Dataset excerpt:
⁂

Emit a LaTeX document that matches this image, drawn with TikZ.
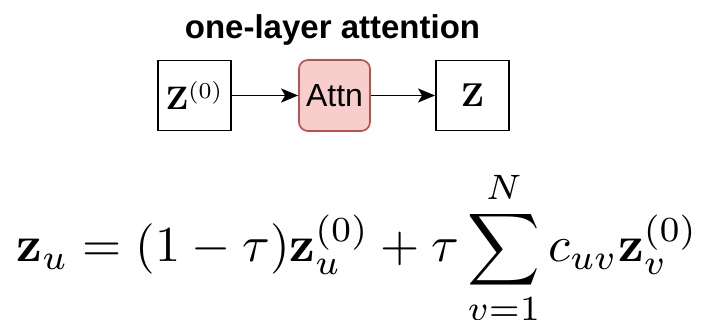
\documentclass[tikz,border=0pt]{standalone}
\usepackage{amsmath}
\usepackage{graphicx}
\usepackage[no-math]{fontspec}
\newfontfamily\helv{Liberation Sans}
\usetikzlibrary{arrows.meta}
\definecolor{attnfill}{HTML}{F8CECC}
\definecolor{attndraw}{HTML}{B85450}
\tikzset{
  box/.style={draw=black, line width=1.9pt, fill=white, minimum width=73pt, minimum height=70pt, inner sep=0pt},
  attnbox/.style={draw=attndraw, fill=attnfill, line width=1.7pt, rounded corners=9pt, minimum width=71pt, minimum height=71pt, inner sep=0pt},
  conn/.style={line width=1.9pt, -{Stealth[length=17pt,width=14pt,inset=4pt]}},
  titletext/.style={inner sep=0pt, font=\helv\bfseries\fontsize{33}{38}\selectfont},
}
\begin{document}
\begin{tikzpicture}[x=1pt,y=-1pt]
\useasboundingbox (0,0) rectangle (707,320);
\node[titletext, anchor=base] (title) at (332.5,39) {one-layer attention};
\node[box] (z0) at (194.5,95.5) {\scalebox{3.25}{$\mathbf{Z}^{(0)}$}};
\node[attnbox] (attn) at (334.5,95.5) {\helv\fontsize{32}{38}\selectfont Attn};
\node[box] (z) at (472.5,95.5) {\scalebox{3.3}{$\mathbf{Z}$}};
\draw[conn] (z0.east) -- (attn.west);
\draw[conn] (attn.east) -- (z.west);
\node[anchor=base west, inner sep=0pt] (eq) at (16.5,262)
  {\resizebox{681pt}{!}{$\displaystyle \mathbf{z}_u = (1-\tau)\mathbf{z}_u^{(0)} + \tau\sum_{v=1}^{N} c_{uv}\mathbf{z}_v^{(0)}$}};
\end{tikzpicture}
\end{document}
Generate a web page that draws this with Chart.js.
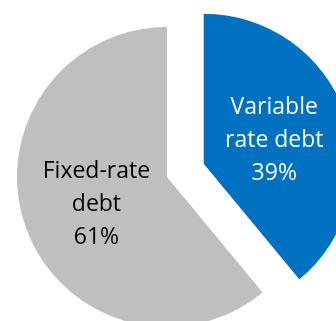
<!DOCTYPE html>
<html>
<head>
<meta charset="utf-8">
<script src="https://cdn.jsdelivr.net/npm/chart.js@4/dist/chart.umd.min.js"></script>
<style>
  html, body { margin: 0; padding: 0; background: #fff; }
  body { width: 336px; height: 321px; overflow: hidden; position: relative; }
  #wrap { position: absolute; left: -33px; top: -23px; width: 400px; height: 400px; }
</style>
</head>
<body>
<div id="wrap"><canvas id="chart"></canvas></div>
<script>
// Debt split by rate type, in percent of total debt.
const categories = [['Variable', 'rate debt'], ['Fixed-rate', 'debt']];
const shares = [39, 61];
const sliceColors = ['#0070c0', '#bfbfbf'];
const labelColors = ['#ffffff', '#000000'];
const explode = [39, 0]; // px each slice is pulled out along its mid angle

const FONT = "'Open Sans', sans-serif";
const FONT_SIZE = 23;
const LINE_H = 33;

// Draws each arc pulled straight out by `explode` px without growing its
// radius (the built-in `offset` option also enlarges the arc).
const explodedSlices = {
  id: 'explodedSlices',
  beforeDatasetDraw(chart, args) {
    const { ctx } = chart;
    args.meta.data.forEach((arc, i) => {
      const { startAngle, endAngle } = arc.getProps(['startAngle', 'endAngle'], true);
      const mid = (startAngle + endAngle) / 2;
      ctx.save();
      ctx.translate(Math.cos(mid) * explode[i], Math.sin(mid) * explode[i]);
      arc.draw(ctx, chart.chartArea);
      ctx.restore();
    });
    return false;
  },
  afterDatasetsDraw(chart) {
    const { ctx } = chart;
    const meta = chart.getDatasetMeta(0);
    ctx.save();
    ctx.font = `${FONT_SIZE}px ${FONT}`;
    ctx.textAlign = 'center';
    ctx.textBaseline = 'alphabetic';
    meta.data.forEach((arc, i) => {
      const { x, y, startAngle, endAngle, innerRadius, outerRadius } =
        arc.getProps(['x', 'y', 'startAngle', 'endAngle', 'innerRadius', 'outerRadius'], true);
      const mid = (startAngle + endAngle) / 2;
      const r = (innerRadius + outerRadius) / 2 + explode[i];
      const cx = x + Math.cos(mid) * r;
      const cy = y + Math.sin(mid) * r;
      const lines = [...categories[i], `${shares[i]}%`];
      const top = cy - (LINE_H * (lines.length - 1)) / 2;
      ctx.fillStyle = labelColors[i];
      lines.forEach((t, k) => ctx.fillText(t, cx, top + k * LINE_H + FONT_SIZE * 0.36));
    });
    ctx.restore();
  },
};

new Chart(document.getElementById('chart'), {
  type: 'pie',
  data: {
    labels: categories.map((c) => c.join(' ')),
    datasets: [{
      data: shares,
      backgroundColor: sliceColors,
      borderWidth: 0,
      offset: 0,
      hoverOffset: 0,
    }],
  },
  options: {
    responsive: true,
    maintainAspectRatio: false,
    animation: false,
    events: [],
    radius: 150,
    layout: { padding: 0 },
    plugins: { legend: { display: false }, tooltip: { enabled: false } },
  },
  plugins: [explodedSlices],
});
</script>
</body>
</html>
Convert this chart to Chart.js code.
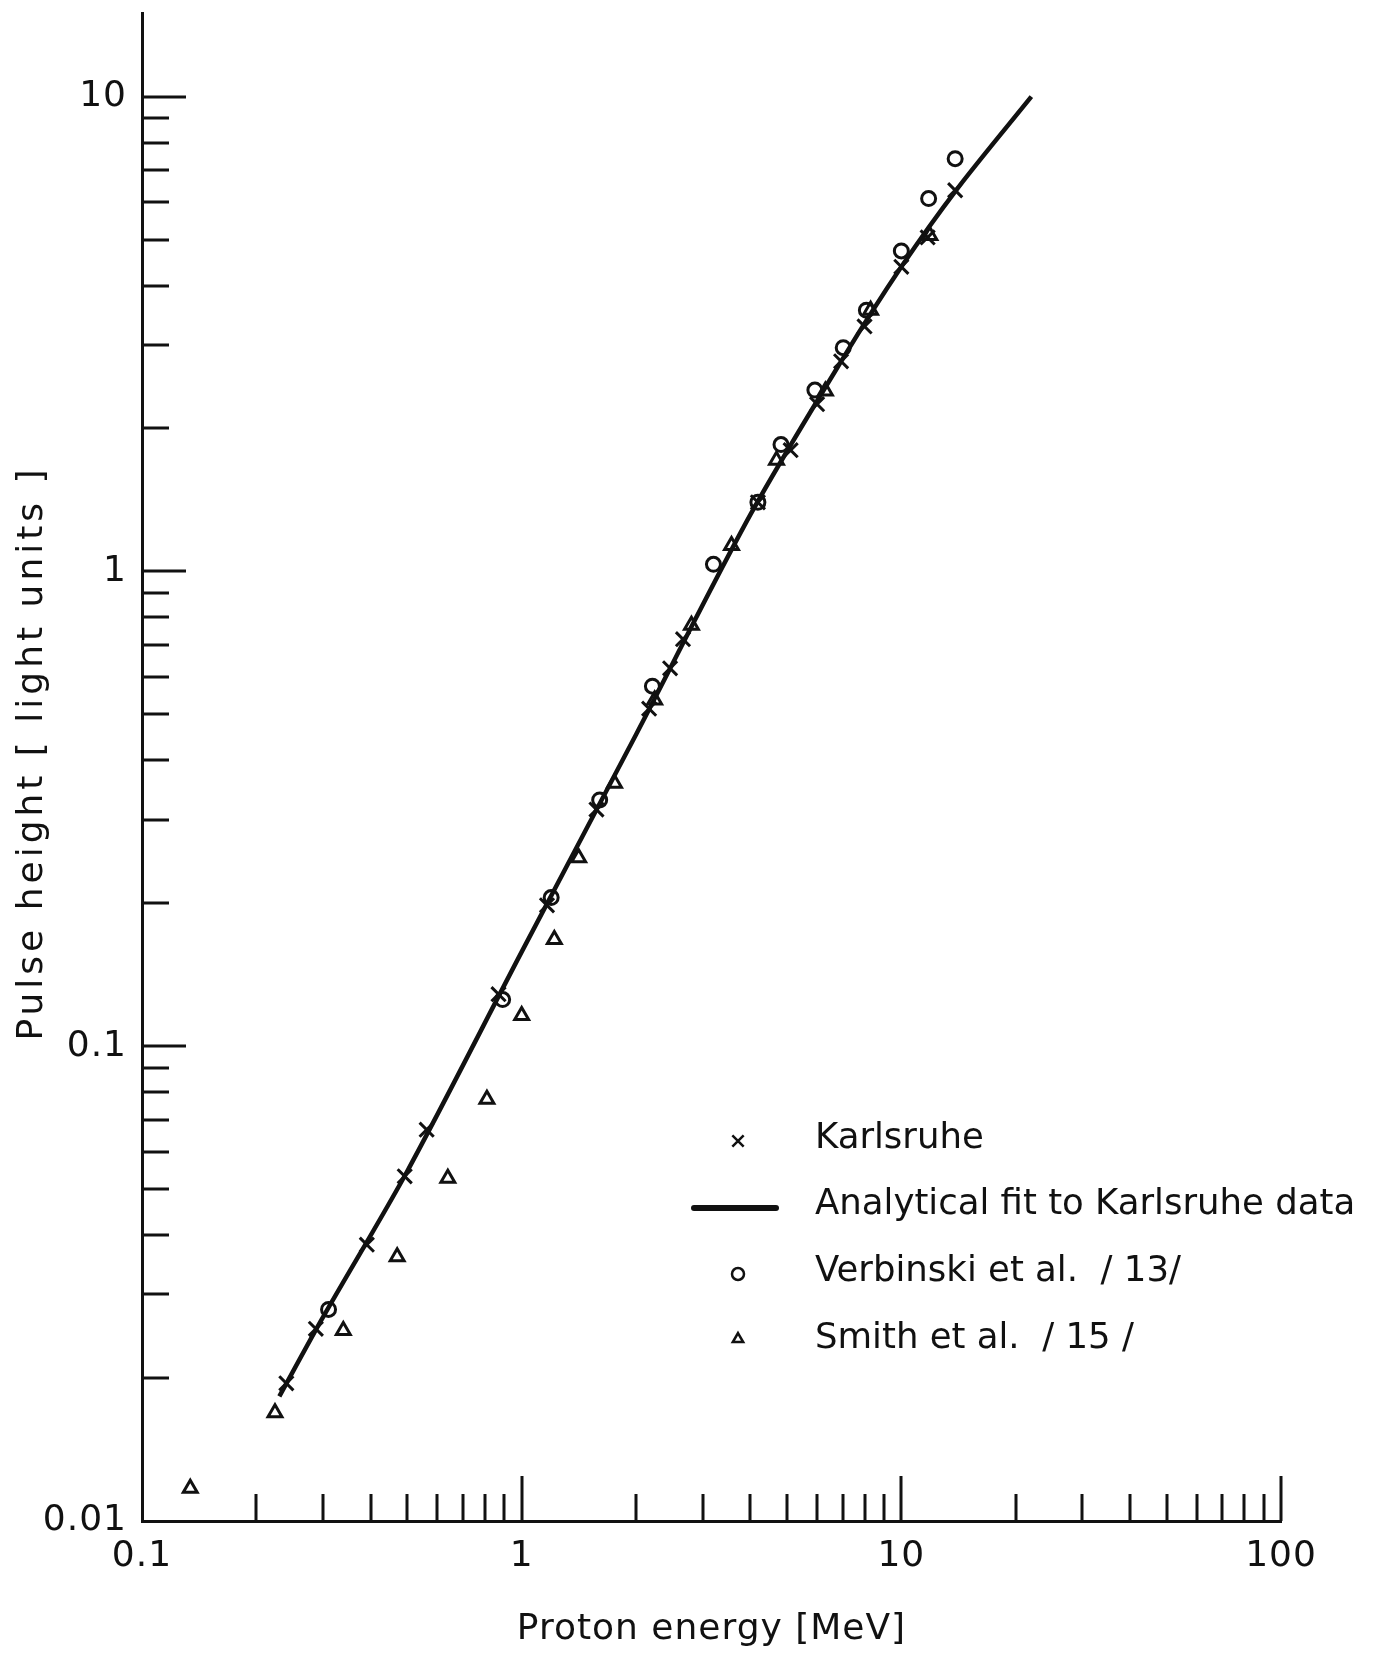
<!DOCTYPE html>
<html>
<head>
<meta charset="utf-8">
<title>Pulse height vs proton energy</title>
<script src="https://cdn.jsdelivr.net/npm/chart.js@4.4.0/dist/chart.umd.min.js"></script>
<style>
  html, body { margin: 0; padding: 0; background: #fff; }
  #wrap { width: 1375px; height: 1653px; }
</style>
</head>
<body>
<div id="wrap"><canvas id="plot" width="1375" height="1653"></canvas></div>
<script>
// proton energy [MeV] / pulse height [light units]
const karlsruheE = [0.240, 0.287, 0.391, 0.492, 0.562, 0.869, 1.166, 1.574, 2.166, 2.46, 2.66, 4.19, 5.11, 6.0, 6.94, 8.0, 10.0, 11.73, 13.86];
const karlsruheL = [0.0195, 0.0254, 0.0382, 0.0532, 0.0667, 0.1287, 0.198, 0.315, 0.514, 0.625, 0.72, 1.398, 1.80, 2.25, 2.77, 3.28, 4.38, 5.05, 6.35];

const fitE = [0.23, 0.3, 0.5, 1, 2, 4, 7, 10, 14, 22];
const fitL = [0.0183, 0.0269, 0.0546, 0.158, 0.453, 1.315, 2.80, 4.38, 6.38, 10];

const verbinskiE = [0.310, 0.891, 1.196, 1.605, 2.21, 3.20, 4.19, 4.82, 5.92, 7.03, 8.09, 10.0, 11.8, 13.86];
const verbinskiL = [0.0279, 0.1254, 0.2056, 0.330, 0.573, 1.035, 1.398, 1.85, 2.41, 2.96, 3.55, 4.73, 6.10, 7.40];

const smithE = [0.134, 0.224, 0.339, 0.470, 0.639, 0.810, 1.0, 1.219, 1.413, 1.756, 2.24, 2.80, 3.57, 4.69, 6.31, 8.30, 11.89];
const smithL = [0.01172, 0.0169, 0.0252, 0.0360, 0.0527, 0.0773, 0.116, 0.1677, 0.2495, 0.358, 0.536, 0.770, 1.134, 1.714, 2.40, 3.55, 5.10];

const xTicks = [0.1, 0.2, 0.3, 0.4, 0.5, 0.6, 0.7, 0.8, 0.9, 1, 2, 3, 4, 5, 6, 7, 8, 9, 10, 20, 30, 40, 50, 60, 70, 80, 90, 100];
const xMajor = [0.1, 1, 10, 100];
const xMajorLabels = ['0.1', '1', '10', '100'];

const yTicks = [0.01, 0.02, 0.03, 0.04, 0.05, 0.06, 0.07, 0.08, 0.09, 0.1, 0.2, 0.3, 0.4, 0.5, 0.6, 0.7, 0.8, 0.9, 1, 2, 3, 4, 5, 6, 7, 8, 9, 10];
const yMajor = [0.01, 0.1, 1, 10];
const yMajorLabels = ['0.01', '0.1', '1', '10'];

const xTitle = 'Proton energy [MeV]';
const yTitle = 'Pulse height [ light units ]';
const legendItems = ['Karlsruhe', 'Analytical fit to Karlsruhe data', 'Verbinski et al.  / 13/', 'Smith et al.  / 15 /'];

const ink = '#111';
const fontFamily = "'DejaVu Sans', 'Liberation Sans', sans-serif";

const toPoints = (xs, ys) => xs.map((x, i) => ({ x, y: ys[i] }));
const isMajor = (list, v) => list.some((m) => Math.abs(m - v) / m < 1e-6);

// the lettering of the original is spaced out a bit
const spacing = {
  id: 'spacing',
  beforeDraw(chart) {
    chart.ctx.letterSpacing = '1px';
  },
};

// inward tick marks, long at decades, short elsewhere
const innerTicks = {
  id: 'innerTicks',
  afterDraw(chart) {
    const { ctx, chartArea } = chart;
    const xs = chart.scales.x;
    const ys = chart.scales.y;
    ctx.save();
    ctx.strokeStyle = ink;
    ctx.lineWidth = 3;
    ctx.beginPath();
    xTicks.forEach((v) => {
      if (v === 0.1) return;
      const px = Math.round(xs.getPixelForValue(v));
      const len = isMajor(xMajor, v) ? 45 : 27;
      ctx.moveTo(px, chartArea.bottom);
      ctx.lineTo(px, chartArea.bottom - len);
    });
    yTicks.forEach((v) => {
      if (v === 0.01) return;
      const py = Math.round(ys.getPixelForValue(v));
      const len = isMajor(yMajor, v) ? 44 : 27;
      ctx.moveTo(chartArea.left, py);
      ctx.lineTo(chartArea.left + len, py);
    });
    ctx.stroke();
    ctx.restore();
  },
};

// rotated y title (wide letter spacing) and the legend inside the plot
const plotText = {
  id: 'plotText',
  afterDraw(chart) {
    const { ctx, chartArea } = chart;
    ctx.save();
    ctx.fillStyle = ink;
    ctx.font = `36px ${fontFamily}`;
    ctx.textBaseline = 'middle';
    ctx.textAlign = 'center';
    ctx.letterSpacing = '4px';
    ctx.translate(33, (chartArea.top + chartArea.bottom) / 2 - 14);
    ctx.rotate(-Math.PI / 2);
    ctx.fillText(yTitle, 0, 0);
    ctx.restore();

    const markX = 738;
    const textX = 815;
    const rows = [1139, 1205, 1272, 1339];
    ctx.save();
    ctx.fillStyle = ink;
    ctx.strokeStyle = ink;
    ctx.font = `35.5px ${fontFamily}`;
    ctx.letterSpacing = '0px';
    ctx.textBaseline = 'middle';
    ctx.textAlign = 'left';
    legendItems.forEach((label, i) => {
      ctx.fillText(label, textX, rows[i]);
    });
    ctx.fillStyle = 'rgba(0,0,0,0)';
    ctx.lineWidth = 2.5;
    Chart.helpers.drawPoint(ctx, { pointStyle: 'crossRot', radius: 8, borderWidth: 2.5 }, markX, rows[0] + 2);
    Chart.helpers.drawPoint(ctx, { pointStyle: 'circle', radius: 6, borderWidth: 2.5 }, markX, rows[2] + 2);
    Chart.helpers.drawPoint(ctx, { pointStyle: 'triangle', radius: 6, borderWidth: 2.5 }, markX, rows[3]);
    ctx.lineWidth = 6;
    ctx.lineCap = 'round';
    ctx.beginPath();
    ctx.moveTo(694, rows[1] + 3);
    ctx.lineTo(776, rows[1] + 3);
    ctx.stroke();
    ctx.restore();
  },
};

Chart.defaults.font.family = fontFamily;
Chart.defaults.color = ink;

new Chart(document.getElementById('plot'), {
  type: 'scatter',
  data: {
    datasets: [
      {
        label: 'Analytical fit to Karlsruhe data',
        data: toPoints(fitE, fitL),
        showLine: true,
        borderColor: ink,
        borderWidth: 4.5,
        pointRadius: 0,
        tension: 0.3,
        order: 4,
      },
      {
        label: 'Karlsruhe',
        data: toPoints(karlsruheE, karlsruheL),
        pointStyle: 'crossRot',
        pointRadius: 10,
        pointBorderWidth: 3,
        pointBorderColor: ink,
        pointBackgroundColor: 'transparent',
        order: 1,
      },
      {
        label: 'Verbinski et al. / 13/',
        data: toPoints(verbinskiE, verbinskiL),
        pointStyle: 'circle',
        pointRadius: 7,
        pointBorderWidth: 3,
        pointBorderColor: ink,
        pointBackgroundColor: 'transparent',
        order: 2,
      },
      {
        label: 'Smith et al. / 15 /',
        data: toPoints(smithE, smithL),
        pointStyle: 'triangle',
        pointRadius: 8,
        pointBorderWidth: 3,
        pointBorderColor: ink,
        pointBackgroundColor: 'transparent',
        order: 3,
      },
    ],
  },
  options: {
    responsive: false,
    animation: false,
    devicePixelRatio: 1,
    layout: {
      padding: { top: 8, right: 94, bottom: 0, left: 0 },
    },
    plugins: {
      legend: { display: false },
      tooltip: { enabled: false },
    },
    scales: {
      x: {
        type: 'logarithmic',
        position: 'bottom',
        min: 0.1,
        max: 100,
        grid: { display: false, drawTicks: false },
        border: { display: true, color: ink, width: 3 },
        afterBuildTicks: (scale) => {
          scale.ticks = xTicks.map((v) => ({ value: v }));
        },
        afterFit: (scale) => {
          scale.height = 132;
        },
        ticks: {
          autoSkip: false,
          maxRotation: 0,
          padding: 14,
          font: { size: 36 },
          color: ink,
          callback: (value) => {
            const i = xMajor.findIndex((m) => Math.abs(m - value) / m < 1e-6);
            return i >= 0 ? xMajorLabels[i] : '';
          },
        },
        title: {
          display: true,
          text: xTitle,
          font: { size: 36 },
          color: ink,
          padding: { top: 0, bottom: 2 },
        },
      },
      y: {
        type: 'logarithmic',
        position: 'left',
        min: 0.01,
        max: 15,
        grid: { display: false, drawTicks: false },
        border: { display: true, color: ink, width: 3 },
        afterBuildTicks: (scale) => {
          scale.ticks = yTicks.map((v) => ({ value: v }));
        },
        afterFit: (scale) => {
          scale.width = 142;
          scale.paddingTop = 0;
          scale.paddingBottom = 0;
        },
        ticks: {
          autoSkip: false,
          padding: 15,
          font: { size: 36 },
          color: ink,
          callback: (value) => {
            const i = yMajor.findIndex((m) => Math.abs(m - value) / m < 1e-6);
            return i >= 0 ? yMajorLabels[i] : '';
          },
        },
        title: { display: false },
      },
    },
  },
  plugins: [spacing, innerTicks, plotText],
});
</script>
</body>
</html>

⁂

EXERCISE
Any pictures should be left out. Reproduce every line from the one holding "Convert this chart to Chart.js code." down to the one holding "4.38, 5.05, 6.35];", both of those lines included.

SOLUTION TO THIS TASK
Convert this chart to Chart.js code.
<!DOCTYPE html>
<html>
<head>
<meta charset="utf-8">
<title>Pulse height vs proton energy</title>
<script src="https://cdn.jsdelivr.net/npm/chart.js@4.4.0/dist/chart.umd.min.js"></script>
<style>
  html, body { margin: 0; padding: 0; background: #fff; }
  #wrap { width: 1375px; height: 1653px; }
</style>
</head>
<body>
<div id="wrap"><canvas id="plot" width="1375" height="1653"></canvas></div>
<script>
// proton energy [MeV] / pulse height [light units]
const karlsruheE = [0.240, 0.287, 0.391, 0.492, 0.562, 0.869, 1.166, 1.574, 2.166, 2.46, 2.66, 4.19, 5.11, 6.0, 6.94, 8.0, 10.0, 11.73, 13.86];
const karlsruheL = [0.0195, 0.0254, 0.0382, 0.0532, 0.0667, 0.1287, 0.198, 0.315, 0.514, 0.625, 0.72, 1.398, 1.80, 2.25, 2.77, 3.28, 4.38, 5.05, 6.35];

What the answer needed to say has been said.